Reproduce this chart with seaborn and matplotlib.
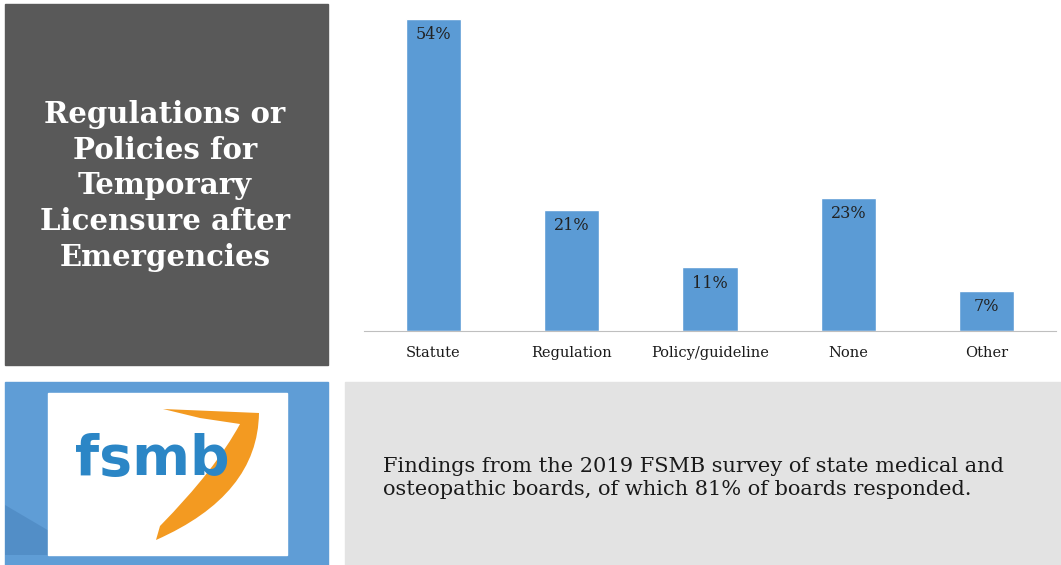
import numpy as np
import pandas as pd
import seaborn as sns
import matplotlib.pyplot as plt
from matplotlib.patches import Rectangle, PathPatch, Polygon
from matplotlib.path import Path

categories = ['Statute', 'Regulation', 'Policy/guideline', 'None', 'Other']
values = [54, 21, 11, 23, 7]

title_text = 'Regulations or\nPolicies for\nTemporary\nLicensure after\nEmergencies'
note_text = ('Findings from the 2019 FSMB survey of state medical and\n'
             'osteopathic boards, of which 81% of boards responded.')

df = pd.DataFrame({'category': categories, 'value': values})

W, H = 1061, 565
sns.set_style('white')
plt.rcParams['font.family'] = ['DejaVu Serif', 'DejaVu Sans']

fig = plt.figure(figsize=(W / 100, H / 100), dpi=100)

# background layer in pixel coords (y down)
bg = fig.add_axes([0, 0, 1, 1])
bg.set_xlim(0, W)
bg.set_ylim(H, 0)
bg.axis('off')

bg.add_patch(Rectangle((5, 4), 323, 361, color='#595959'))
bg.add_patch(Rectangle((5, 382), 323, 183, color='#5f9dd6'))
bg.add_patch(Rectangle((345, 382), 716, 183, color='#e3e3e3'))

# logo shadow + white card
bg.add_patch(Polygon([(48, 455), (48, 555), (90, 555), (5, 505), (5, 555), (48, 555)],
                     color='#4a84bd', alpha=0.6, lw=0))
bg.add_patch(Rectangle((48, 393), 239, 162, color='white'))

# orange shield
verts = [(163, 409), (259, 413), (258, 495), (156, 540),
         (160, 526), (215, 470), (240, 424), (200, 418), (163, 409)]
codes = [Path.MOVETO, Path.LINETO, Path.CURVE3, Path.CURVE3,
         Path.LINETO, Path.CURVE3, Path.CURVE3, Path.LINETO, Path.CLOSEPOLY]
bg.add_patch(PathPatch(Path(verts, codes), facecolor='#f39a21', edgecolor='none'))
bg.text(152, 460, 'fsmb', color='#2b86c6', fontsize=40, fontweight='bold',
        family='DejaVu Sans', ha='center', va='center')

bg.text(165, 186, title_text, color='white', fontsize=21, fontweight='bold',
        ha='center', va='center', linespacing=1.29)
bg.text(383, 478, note_text, color='#1a1a1a', fontsize=15,
        ha='left', va='center', linespacing=1.25)

# bar chart
ax_l, ax_r, ax_b, ax_t = 364, 1056, 331, 7
ax = fig.add_axes([ax_l / W, 1 - ax_b / H, (ax_r - ax_l) / W, (ax_b - ax_t) / H])
ax.patch.set_alpha(0)
sns.barplot(data=df, x='category', y='value', color='#5b9bd5', width=0.4,
            saturation=1, ax=ax)
ax.set_xlim(-0.5, len(categories) - 0.5)
ax.set_ylim(0, 56)
ax.set_xlabel('')
ax.set_ylabel('')
ax.set_yticks([])
for i, v in enumerate(values):
    ax.text(i, v - 1.3, f'{v}%', ha='center', va='top', fontsize=11.5, color='#222222')

ax.set_xticks(np.arange(-0.5, len(categories)), minor=True)
ax.tick_params(axis='x', which='major', length=0, pad=11, labelsize=10.5, labelcolor='#1a1a1a')
ax.tick_params(axis='x', which='minor', length=5, width=1, color='#bfbfbf', direction='out')
for s in ['top', 'right', 'left']:
    ax.spines[s].set_visible(False)
ax.spines['bottom'].set_color('#bfbfbf')

fig.savefig('out.png', dpi=100)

→ EXERCISE DETAILS:
With the pictures left out, restate word for word every line of the data above, from the first down to the line that contains "family='DejaVu Sans', ha='center', va='center')".

→ SOLUTION TO THIS TASK:
Reproduce this chart with seaborn and matplotlib.
import numpy as np
import pandas as pd
import seaborn as sns
import matplotlib.pyplot as plt
from matplotlib.patches import Rectangle, PathPatch, Polygon
from matplotlib.path import Path

categories = ['Statute', 'Regulation', 'Policy/guideline', 'None', 'Other']
values = [54, 21, 11, 23, 7]

title_text = 'Regulations or\nPolicies for\nTemporary\nLicensure after\nEmergencies'
note_text = ('Findings from the 2019 FSMB survey of state medical and\n'
             'osteopathic boards, of which 81% of boards responded.')

df = pd.DataFrame({'category': categories, 'value': values})

W, H = 1061, 565
sns.set_style('white')
plt.rcParams['font.family'] = ['DejaVu Serif', 'DejaVu Sans']

fig = plt.figure(figsize=(W / 100, H / 100), dpi=100)

# background layer in pixel coords (y down)
bg = fig.add_axes([0, 0, 1, 1])
bg.set_xlim(0, W)
bg.set_ylim(H, 0)
bg.axis('off')

bg.add_patch(Rectangle((5, 4), 323, 361, color='#595959'))
bg.add_patch(Rectangle((5, 382), 323, 183, color='#5f9dd6'))
bg.add_patch(Rectangle((345, 382), 716, 183, color='#e3e3e3'))

# logo shadow + white card
bg.add_patch(Polygon([(48, 455), (48, 555), (90, 555), (5, 505), (5, 555), (48, 555)],
                     color='#4a84bd', alpha=0.6, lw=0))
bg.add_patch(Rectangle((48, 393), 239, 162, color='white'))

# orange shield
verts = [(163, 409), (259, 413), (258, 495), (156, 540),
         (160, 526), (215, 470), (240, 424), (200, 418), (163, 409)]
codes = [Path.MOVETO, Path.LINETO, Path.CURVE3, Path.CURVE3,
         Path.LINETO, Path.CURVE3, Path.CURVE3, Path.LINETO, Path.CLOSEPOLY]
bg.add_patch(PathPatch(Path(verts, codes), facecolor='#f39a21', edgecolor='none'))
bg.text(152, 460, 'fsmb', color='#2b86c6', fontsize=40, fontweight='bold',
        family='DejaVu Sans', ha='center', va='center')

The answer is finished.